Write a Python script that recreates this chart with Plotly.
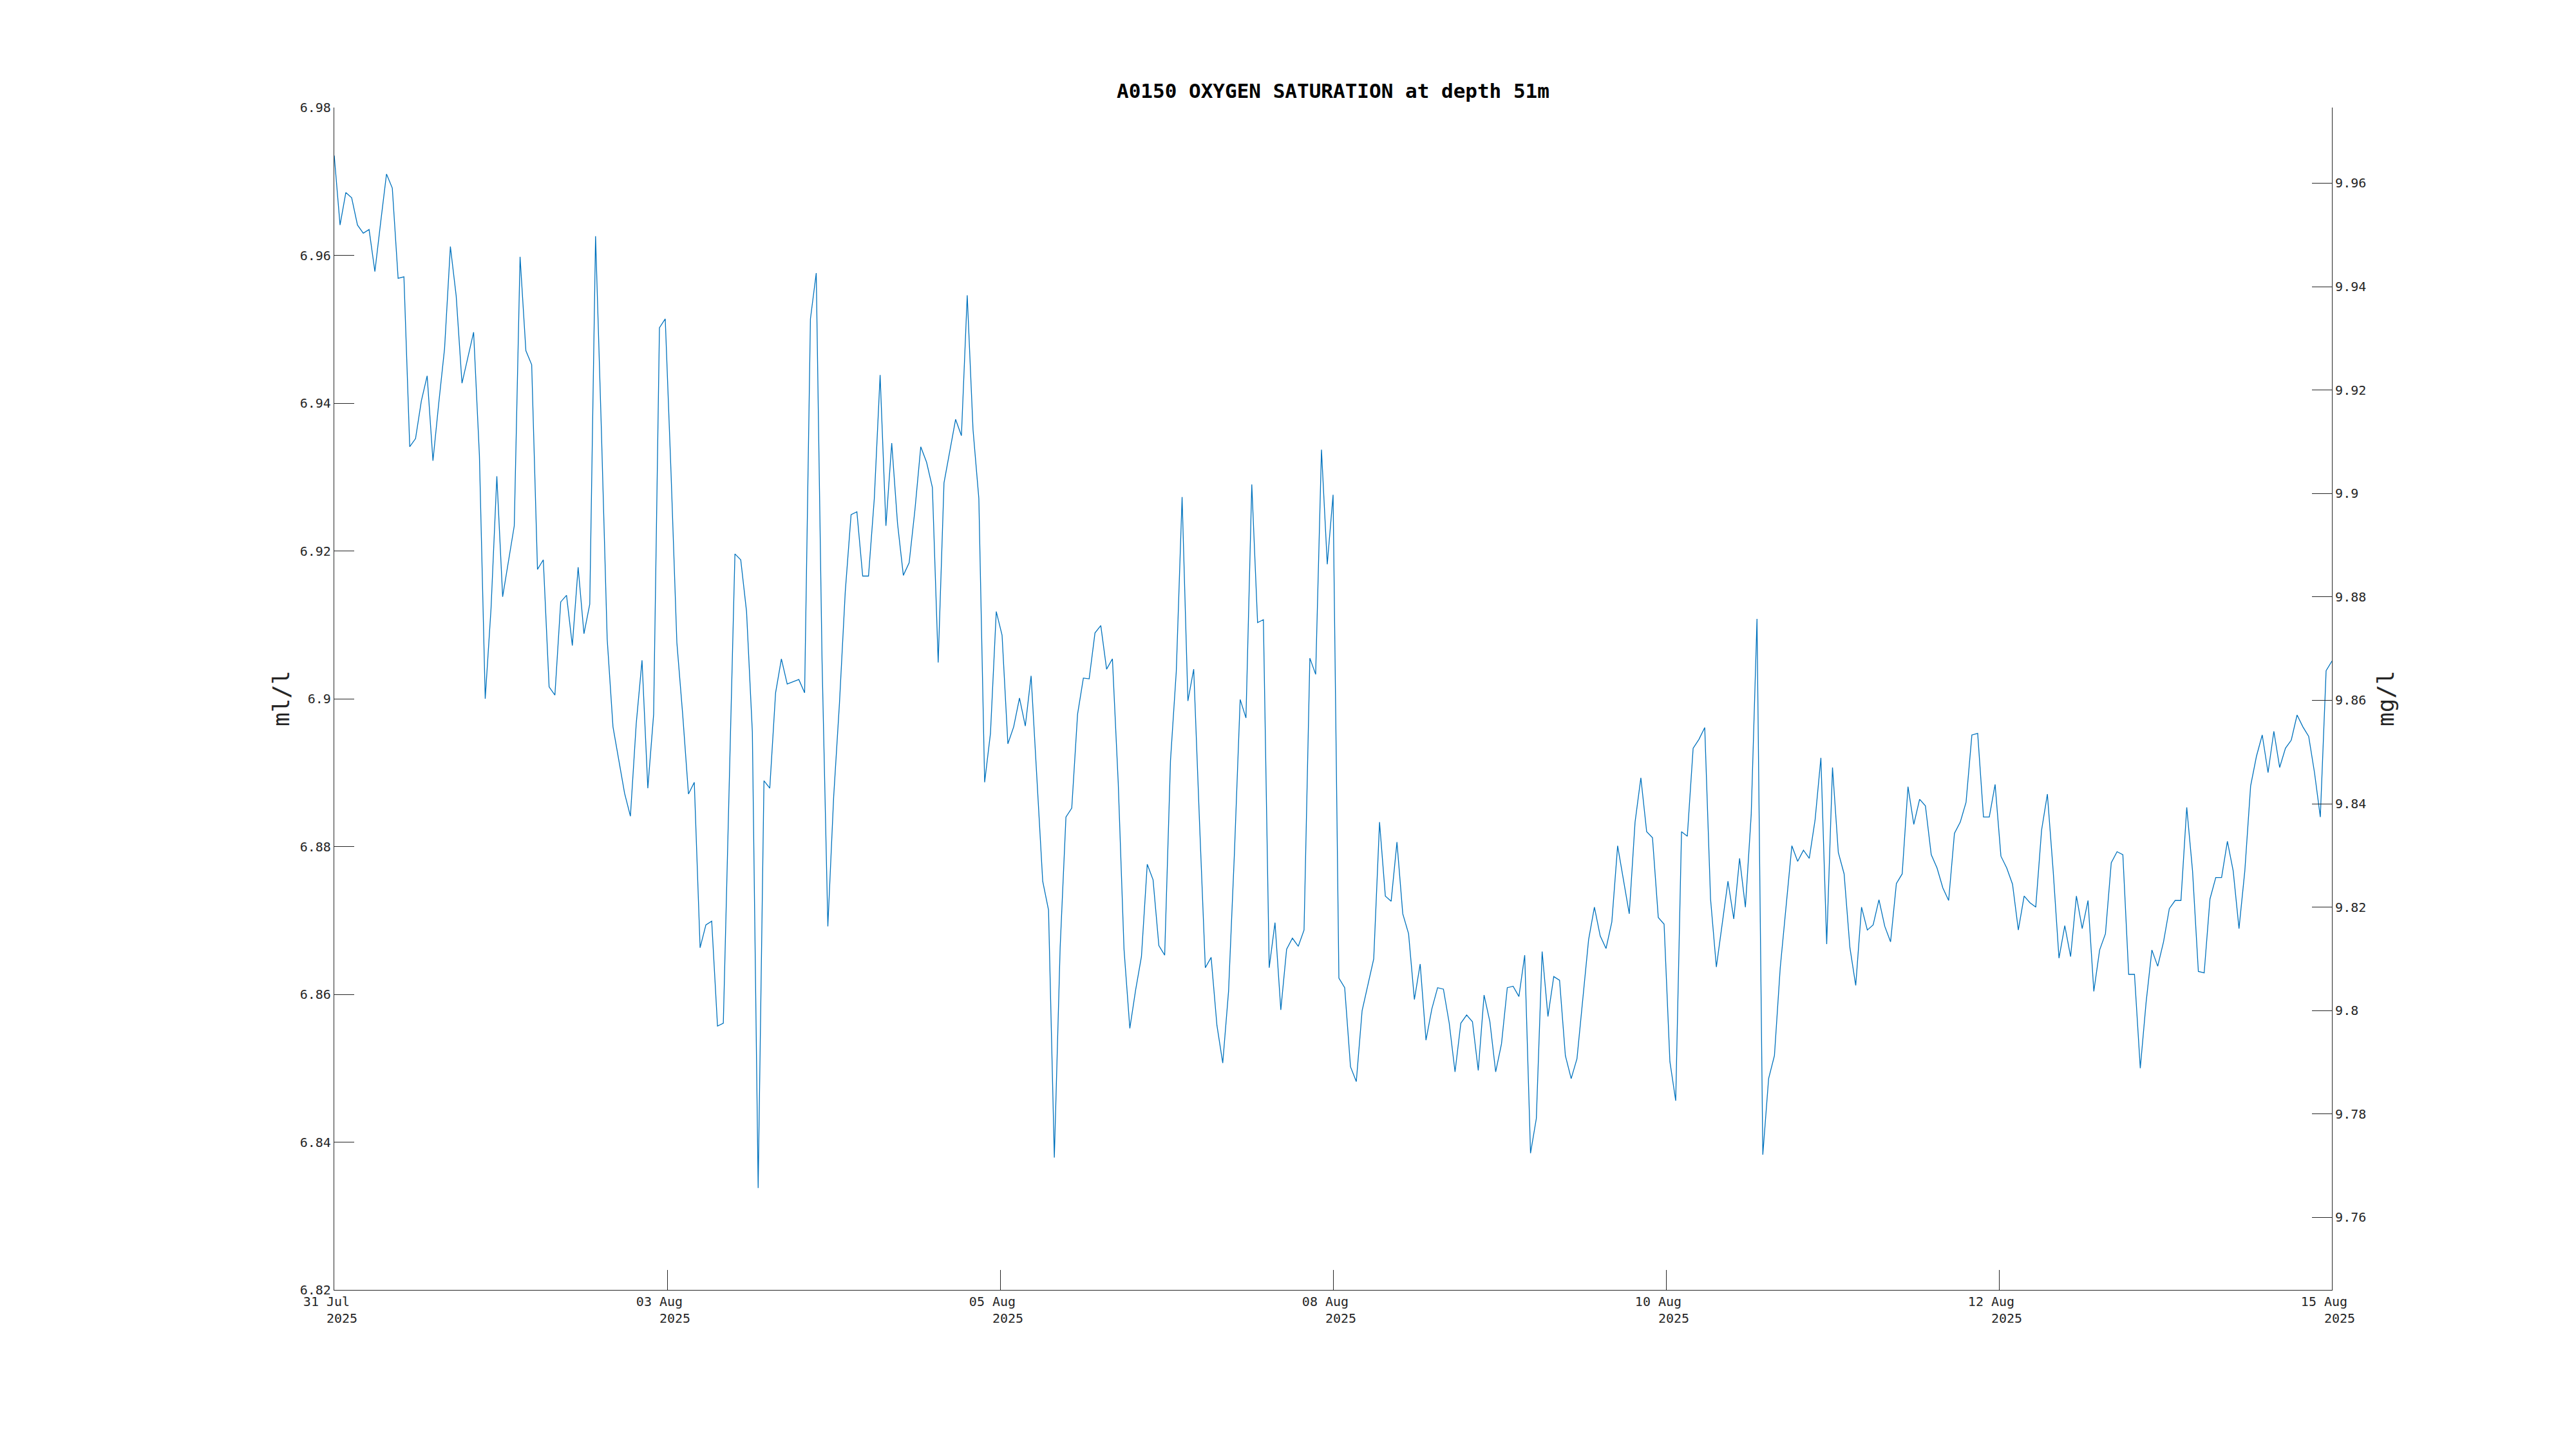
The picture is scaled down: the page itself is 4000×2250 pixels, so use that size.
import pandas as pd
import plotly.graph_objects as go

# ---------------- data ----------------
start_time = "2025-07-31 21:00"
oxygen_ml_l = [
    6.9735, 6.9641, 6.9685, 6.9678, 6.9641, 6.9630, 6.9635, 6.9578, 6.9645, 6.9710,
    6.9691, 6.9569, 6.9571, 6.9341, 6.9352, 6.9403, 6.9437, 6.9322, 6.9400, 6.9474,
    6.9612, 6.9545, 6.9427, 6.9461, 6.9496, 6.9329, 6.9000, 6.9122, 6.9301, 6.9138,
    6.9188, 6.9234, 6.9598, 6.9471, 6.9452, 6.9175, 6.9188, 6.9016, 6.9005, 6.9131,
    6.9140, 6.9072, 6.9178, 6.9088, 6.9128, 6.9626, 6.9364, 6.9081, 6.8962, 6.8918,
    6.8872, 6.8841, 6.8966, 6.9052, 6.8879, 6.8979, 6.9502, 6.9514, 6.9305, 6.9076,
    6.8979, 6.8871, 6.8887, 6.8663, 6.8694, 6.8699, 6.8557, 6.8561, 6.8877, 6.9196,
    6.9188, 6.9118, 6.8955, 6.8338, 6.8889, 6.8879, 6.9008, 6.9054, 6.9020, 6.9023,
    6.9026, 6.9008, 6.9514, 6.9576, 6.9052, 6.8692, 6.8867, 6.8994, 6.9145, 6.9249,
    6.9253, 6.9166, 6.9166, 6.9271, 6.9438, 6.9234, 6.9346, 6.9237, 6.9167, 6.9184,
    6.9256, 6.9341, 6.9320, 6.9286, 6.9049, 6.9292, 6.9334, 6.9378, 6.9356, 6.9546,
    6.9364, 6.9271, 6.8887, 6.8953, 6.9118, 6.9086, 6.8939, 6.8962, 6.9001, 6.8963,
    6.9031, 6.8891, 6.8753, 6.8714, 6.8379, 6.8663, 6.8840, 6.8852, 6.8979, 6.9028,
    6.9027, 6.9089, 6.9099, 6.9040, 6.9054, 6.8887, 6.8661, 6.8554, 6.8606, 6.8651,
    6.8776, 6.8755, 6.8666, 6.8653, 6.8916, 6.9037, 6.9273, 6.8997, 6.9040, 6.8833,
    6.8636, 6.8650, 6.8558, 6.8507, 6.8604, 6.8789, 6.8999, 6.8974, 6.9290, 6.9103,
    6.9107, 6.8636, 6.8697, 6.8579, 6.8661, 6.8676, 6.8665, 6.8687, 6.9055, 6.9033,
    6.9337, 6.9182, 6.9276, 6.8622, 6.8609, 6.8502, 6.8482, 6.8578, 6.8614, 6.8648,
    6.8833, 6.8733, 6.8726, 6.8806, 6.8709, 6.8682, 6.8593, 6.8641, 6.8538, 6.8580,
    6.8609, 6.8607, 6.8561, 6.8495, 6.8561, 6.8572, 6.8563, 6.8497, 6.8599, 6.8563,
    6.8495, 6.8533, 6.8609, 6.8611, 6.8597, 6.8653, 6.8385, 6.8432, 6.8658, 6.8570,
    6.8624, 6.8619, 6.8517, 6.8486, 6.8513, 6.8595, 6.8674, 6.8718, 6.8679, 6.8662,
    6.8698, 6.8801, 6.8755, 6.8709, 6.8833, 6.8893, 6.8820, 6.8812, 6.8704, 6.8695,
    6.8509, 6.8456, 6.8820, 6.8814, 6.8933, 6.8945, 6.8961, 6.8729, 6.8637, 6.8694,
    6.8753, 6.8702, 6.8784, 6.8718, 6.8843, 6.9108, 6.8383, 6.8486, 6.8517, 6.8636,
    6.8716, 6.8801, 6.8780, 6.8795, 6.8784, 6.8836, 6.8920, 6.8668, 6.8907, 6.8792,
    6.8763, 6.8663, 6.8612, 6.8718, 6.8687, 6.8694, 6.8728, 6.8692, 6.8671, 6.8750,
    6.8763, 6.8881, 6.8830, 6.8864, 6.8855, 6.8789, 6.8771, 6.8744, 6.8727, 6.8818,
    6.8833, 6.8860, 6.8951, 6.8953, 6.8840, 6.8840, 6.8884, 6.8787, 6.8771, 6.8749,
    6.8687, 6.8733, 6.8724, 6.8718, 6.8822, 6.8871, 6.8767, 6.8649, 6.8693, 6.8651,
    6.8733, 6.8689, 6.8727, 6.8604, 6.8660, 6.8682, 6.8778, 6.8793, 6.8789, 6.8627,
    6.8627, 6.8500, 6.8589, 6.8660, 6.8638, 6.8671, 6.8716, 6.8727, 6.8727, 6.8853,
    6.8767, 6.8631, 6.8629, 6.8729, 6.8758, 6.8758, 6.8807, 6.8767, 6.8689, 6.8767,
    6.8882, 6.8922, 6.8951, 6.8900, 6.8956, 6.8907, 6.8933, 6.8944, 6.8978, 6.8962,
    6.8949, 6.8900, 6.8840, 6.9038, 6.9051,
]
ML_TO_MG = 1.42903  # oxygen: 1 ml/l = 1.42903 mg/l

x_tick_labels = ["31 Jul", "03 Aug", "05 Aug", "08 Aug", "10 Aug", "12 Aug", "15 Aug"]
x_tick_year = "2025"
left_ticks = [6.82, 6.84, 6.86, 6.88, 6.90, 6.92, 6.94, 6.96, 6.98]
left_tick_text = ["6.82", "6.84", "6.86", "6.88", "6.9", "6.92", "6.94", "6.96", "6.98"]
right_ticks = [9.76, 9.78, 9.80, 9.82, 9.84, 9.86, 9.88, 9.90, 9.92, 9.94, 9.96]
right_tick_text = ["9.76", "9.78", "9.8", "9.82", "9.84", "9.86", "9.88", "9.9", "9.92", "9.94", "9.96"]
y_range = [6.82, 6.98]

title_text = "A0150 OXYGEN SATURATION at depth 51m"

# ---------------- figure ----------------
times = pd.date_range(start_time, periods=len(oxygen_ml_l), freq="h")
t0, t1 = times[0], times[-1]
n_ticks = len(x_tick_labels)
tick_vals = [t0 + (t1 - t0) * i / (n_ticks - 1) for i in range(n_ticks)]
NB = "\u00a0"
tick_text = [f"{lab}{NB}{NB}<br>{NB}{NB}{x_tick_year}" for lab in x_tick_labels]

AX = "#262626"
FONT = "DejaVu Sans Mono"

fig = go.Figure()
fig.add_trace(go.Scatter(
    x=times, y=oxygen_ml_l, mode="lines",
    line=dict(color="#0072BD", width=1.3),
    hoverinfo="skip", showlegend=False,
))
fig.add_trace(go.Scatter(
    x=times, y=[v * ML_TO_MG for v in oxygen_ml_l], mode="lines",
    line=dict(color="rgba(0,0,0,0)", width=0),
    yaxis="y2", hoverinfo="skip", showlegend=False,
))

W, H = 4000, 2250
OFF = 8  # page body margin
L, R, T, B = 519 - OFF, 379 + OFF, 167 - OFF, 247 + OFF
PW = W - L - R

axis_common = dict(
    showgrid=False, zeroline=False, showline=True, linecolor=AX, linewidth=1.2,
    ticks="inside", ticklen=31, tickwidth=1, tickcolor=AX,
    tickfont=dict(family=FONT, size=20, color=AX),
)

fig.update_layout(
    width=W, height=H,
    margin=dict(l=L, r=R, t=T, b=B, pad=0),
    paper_bgcolor="white", plot_bgcolor="white",
    showlegend=False, hovermode=False,
    title=dict(
        text=f"<b>{title_text}</b>",
        font=dict(family=FONT, size=31, color="black"),
        x=(L + PW / 2) / W, xanchor="center",
        y=1 - (141 - OFF) / H, yanchor="middle", yref="container",
    ),
    xaxis=dict(
        axis_common, type="date", range=[t0, t1],
        tickmode="array", tickvals=tick_vals, ticktext=tick_text,
    ),
    yaxis=dict(
        axis_common, range=y_range,
        tickmode="array", tickvals=left_ticks, ticktext=left_tick_text,
    ),
    yaxis2=dict(
        axis_common, overlaying="y", side="right", anchor="x",
        range=[y_range[0] * ML_TO_MG, y_range[1] * ML_TO_MG],
        tickmode="array", tickvals=right_ticks, ticktext=right_tick_text,
    ),
    annotations=[
        dict(text="ml/l", textangle=-90, xref="paper", yref="paper",
             x=(436 - OFF - L) / PW, y=0.5, xanchor="center", yanchor="middle",
             showarrow=False, font=dict(family=FONT, size=36, color=AX)),
        dict(text="mg/l", textangle=-90, xref="paper", yref="paper",
             x=(3704 - OFF - L) / PW, y=0.5, xanchor="center", yanchor="middle",
             showarrow=False, font=dict(family=FONT, size=36, color=AX)),
    ],
)

fig.write_html("out.html")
——
■ TASK PROMPT:
Give back exactly the lines running from the line that contains "The picture is" through the line that contains "import plotly.graph_objects as go", and nothing outside them.

■ SOLUTION FOR THIS PROBLEM:
The picture is scaled down: the page itself is 4000×2250 pixels, so use that size.
import pandas as pd
import plotly.graph_objects as go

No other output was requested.